§ WHAT THE TASK REQUIRES
Leave out the pictures; transcribe all else exactly.

§ SOURCE MATERIAL
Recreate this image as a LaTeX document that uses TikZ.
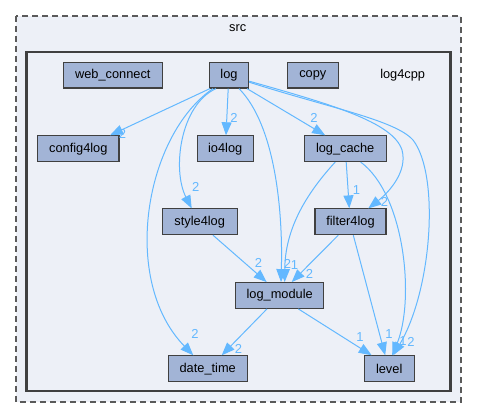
\documentclass[tikz,border=0pt]{standalone}
\usepackage{fontspec}
\setmainfont{Liberation Sans}
\usetikzlibrary{arrows.meta,calc}
\definecolor{edgeblue}{HTML}{63B8FF}
\definecolor{nodefill}{HTML}{A2B4D6}
\definecolor{clusterfill}{HTML}{EDF0F7}
\definecolor{bordergray}{HTML}{404040}
\definecolor{dashgray}{HTML}{5A5A5A}
\tikzset{
  dirbox/.style={draw=bordergray, line width=1.1pt, fill=nodefill, inner sep=0pt,
    minimum height=25.7pt, font=\fontsize{12.8}{15}\selectfont, text=black},
  depedge/.style={draw=edgeblue, line width=1pt, -{Triangle[length=13pt,width=10pt]}},
  numlbl/.style={text=edgeblue, font=\fontsize{13}{15}\selectfont, inner sep=0pt},
  clabel/.style={font=\fontsize{12.8}{15}\selectfont, inner sep=0pt}
}
\begin{document}
\begin{tikzpicture}[x=1pt,y=-1pt]
\useasboundingbox (0,0) rectangle (477,419);
% clusters
\draw[draw=dashgray, line width=1.3pt, fill=clusterfill, dash pattern=on 6pt off 4pt] (16,16) rectangle (461,402);
\node[clabel] (srclbl) at (237.7,27.7) {src};
\draw[draw=bordergray, line width=2.3pt, fill=clusterfill] (26.5,51.7) rectangle (450.5,391);
\node[clabel] (log4cpplbl) at (402.7,74.7) {log4cpp};
% nodes
\node[dirbox, minimum width=99pt] (web) at (112.8,75.2) {web\_connect};
\node[dirbox, minimum width=39.4pt] (log) at (229,75.2) {log};
\node[dirbox, minimum width=51pt] (copy) at (312.8,75.2) {copy};
\node[dirbox, minimum width=81.3pt] (config) at (78.3,148.7) {config4log};
\node[dirbox, minimum width=56.3pt] (io) at (225.2,148.7) {io4log};
\node[dirbox, minimum width=81.7pt] (cache) at (345.2,148.7) {log\_cache};
\node[dirbox, minimum width=74.7pt] (style) at (199.7,221.8) {style4log};
\node[dirbox, minimum width=71pt] (filter) at (350.5,221.8) {filter4log};
\node[dirbox, minimum width=88pt] (module) at (279.7,295.5) {log\_module};
\node[dirbox, minimum width=78.7pt] (date) at (207.7,368.7) {date\_time};
\node[dirbox, minimum width=49.7pt] (level) at (389.2,368.7) {level};
% edges
\draw[depedge] ([xshift=-19pt]log.south) -- ([xshift=31.7pt]config.north);
\draw[depedge] ([xshift=-0.8pt]log.south) -- ([xshift=0.8pt]io.north);
\draw[depedge] ([xshift=18pt]log.south) -- ([xshift=-20pt]cache.north);
\draw[depedge] ([xshift=-13pt]log.south) .. controls (180,105) and (172,170) .. ([xshift=-8pt]style.north);
\draw[depedge] ([xshift=-16pt]log.south) .. controls (145,135) and (120,280) .. ([xshift=-14.4pt]date.north);
\draw[depedge] ([xshift=10pt]log.south) .. controls (275,125) and (283,210) .. ([xshift=1.3pt]module.north);
\draw[depedge] ([yshift=-6pt]log.east) .. controls (330,104) and (393,122) .. (402,150) .. controls (408,172) and (388,193) .. ([xshift=17.8pt]filter.north);
\draw[depedge] ([yshift=-7pt]log.east) .. controls (330,108) and (395,120) .. (413,140) .. controls (440,175) and (432,290) .. ([xshift=4pt]level.north);
\draw[depedge] ([xshift=1pt]cache.south) -- ([xshift=-1.2pt]filter.north);
\draw[depedge] ([xshift=-10pt]cache.south) .. controls (305,195) and (285,230) .. ([xshift=5pt]module.north);
\draw[depedge] ([xshift=15.5pt]cache.south) .. controls (405,195) and (415,300) .. ([xshift=3pt]level.north);
\draw[depedge] ([xshift=13.3pt]style.south) -- ([xshift=-13pt]module.north);
\draw[depedge] ([xshift=-12.2pt]filter.south) -- ([xshift=12pt]module.north);
\draw[depedge] ([xshift=2.8pt]filter.south) -- ([xshift=-4pt]level.north);
\draw[depedge] ([xshift=-12.7pt]module.south) -- ([xshift=14pt]date.north);
\draw[depedge] ([xshift=18.6pt]module.south) -- ([xshift=-17.5pt]level.north);
% edge labels
\node[numlbl] (l1) at (122.5,133.5) {2};
\node[numlbl] (l2) at (234,118) {2};
\node[numlbl] (l3) at (314,118) {2};
\node[numlbl] (l4) at (195.7,187.3) {2};
\node[numlbl] (l5) at (195,334) {2};
\node[numlbl] (l6) at (287.5,264) {2};
\node[numlbl] (l7) at (294.5,265) {1};
\node[numlbl] (l8) at (384.5,202) {2};
\node[numlbl] (l9) at (411,341.5) {2};
\node[numlbl] (l10) at (356.5,190) {1};
\node[numlbl] (l11) at (403,341) {1};
\node[numlbl] (l12) at (258.5,263) {2};
\node[numlbl] (l13) at (309.5,274) {2};
\node[numlbl] (l14) at (389,334.5) {1};
\node[numlbl] (l15) at (238.5,348.5) {2};
\node[numlbl] (l16) at (360,337.5) {1};
\end{tikzpicture}
\end{document}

§ RESPONSE TO THIS EXERCISE
Recreate this image as a LaTeX document that uses TikZ.
\documentclass[tikz,border=0pt]{standalone}
\usepackage{fontspec}
\setmainfont{Liberation Sans}
\usetikzlibrary{arrows.meta,calc}
\definecolor{edgeblue}{HTML}{63B8FF}
\definecolor{nodefill}{HTML}{A2B4D6}
\definecolor{clusterfill}{HTML}{EDF0F7}
\definecolor{bordergray}{HTML}{404040}
\definecolor{dashgray}{HTML}{5A5A5A}
\tikzset{
  dirbox/.style={draw=bordergray, line width=1.1pt, fill=nodefill, inner sep=0pt,
    minimum height=25.7pt, font=\fontsize{12.8}{15}\selectfont, text=black},
  depedge/.style={draw=edgeblue, line width=1pt, -{Triangle[length=13pt,width=10pt]}},
  numlbl/.style={text=edgeblue, font=\fontsize{13}{15}\selectfont, inner sep=0pt},
  clabel/.style={font=\fontsize{12.8}{15}\selectfont, inner sep=0pt}
}
\begin{document}
\begin{tikzpicture}[x=1pt,y=-1pt]
\useasboundingbox (0,0) rectangle (477,419);
% clusters
\draw[draw=dashgray, line width=1.3pt, fill=clusterfill, dash pattern=on 6pt off 4pt] (16,16) rectangle (461,402);
\node[clabel] (srclbl) at (237.7,27.7) {src};
\draw[draw=bordergray, line width=2.3pt, fill=clusterfill] (26.5,51.7) rectangle (450.5,391);
\node[clabel] (log4cpplbl) at (402.7,74.7) {log4cpp};
% nodes
\node[dirbox, minimum width=99pt] (web) at (112.8,75.2) {web\_connect};
\node[dirbox, minimum width=39.4pt] (log) at (229,75.2) {log};
\node[dirbox, minimum width=51pt] (copy) at (312.8,75.2) {copy};
\node[dirbox, minimum width=81.3pt] (config) at (78.3,148.7) {config4log};
\node[dirbox, minimum width=56.3pt] (io) at (225.2,148.7) {io4log};
\node[dirbox, minimum width=81.7pt] (cache) at (345.2,148.7) {log\_cache};
\node[dirbox, minimum width=74.7pt] (style) at (199.7,221.8) {style4log};
\node[dirbox, minimum width=71pt] (filter) at (350.5,221.8) {filter4log};
\node[dirbox, minimum width=88pt] (module) at (279.7,295.5) {log\_module};
\node[dirbox, minimum width=78.7pt] (date) at (207.7,368.7) {date\_time};
\node[dirbox, minimum width=49.7pt] (level) at (389.2,368.7) {level};
% edges
\draw[depedge] ([xshift=-19pt]log.south) -- ([xshift=31.7pt]config.north);
\draw[depedge] ([xshift=-0.8pt]log.south) -- ([xshift=0.8pt]io.north);
\draw[depedge] ([xshift=18pt]log.south) -- ([xshift=-20pt]cache.north);
\draw[depedge] ([xshift=-13pt]log.south) .. controls (180,105) and (172,170) .. ([xshift=-8pt]style.north);
\draw[depedge] ([xshift=-16pt]log.south) .. controls (145,135) and (120,280) .. ([xshift=-14.4pt]date.north);
\draw[depedge] ([xshift=10pt]log.south) .. controls (275,125) and (283,210) .. ([xshift=1.3pt]module.north);
\draw[depedge] ([yshift=-6pt]log.east) .. controls (330,104) and (393,122) .. (402,150) .. controls (408,172) and (388,193) .. ([xshift=17.8pt]filter.north);
\draw[depedge] ([yshift=-7pt]log.east) .. controls (330,108) and (395,120) .. (413,140) .. controls (440,175) and (432,290) .. ([xshift=4pt]level.north);
\draw[depedge] ([xshift=1pt]cache.south) -- ([xshift=-1.2pt]filter.north);
\draw[depedge] ([xshift=-10pt]cache.south) .. controls (305,195) and (285,230) .. ([xshift=5pt]module.north);
\draw[depedge] ([xshift=15.5pt]cache.south) .. controls (405,195) and (415,300) .. ([xshift=3pt]level.north);
\draw[depedge] ([xshift=13.3pt]style.south) -- ([xshift=-13pt]module.north);
\draw[depedge] ([xshift=-12.2pt]filter.south) -- ([xshift=12pt]module.north);
\draw[depedge] ([xshift=2.8pt]filter.south) -- ([xshift=-4pt]level.north);
\draw[depedge] ([xshift=-12.7pt]module.south) -- ([xshift=14pt]date.north);
\draw[depedge] ([xshift=18.6pt]module.south) -- ([xshift=-17.5pt]level.north);
% edge labels
\node[numlbl] (l1) at (122.5,133.5) {2};
\node[numlbl] (l2) at (234,118) {2};
\node[numlbl] (l3) at (314,118) {2};
\node[numlbl] (l4) at (195.7,187.3) {2};
\node[numlbl] (l5) at (195,334) {2};
\node[numlbl] (l6) at (287.5,264) {2};
\node[numlbl] (l7) at (294.5,265) {1};
\node[numlbl] (l8) at (384.5,202) {2};
\node[numlbl] (l9) at (411,341.5) {2};
\node[numlbl] (l10) at (356.5,190) {1};
\node[numlbl] (l11) at (403,341) {1};
\node[numlbl] (l12) at (258.5,263) {2};
\node[numlbl] (l13) at (309.5,274) {2};
\node[numlbl] (l14) at (389,334.5) {1};
\node[numlbl] (l15) at (238.5,348.5) {2};
\node[numlbl] (l16) at (360,337.5) {1};
\end{tikzpicture}
\end{document}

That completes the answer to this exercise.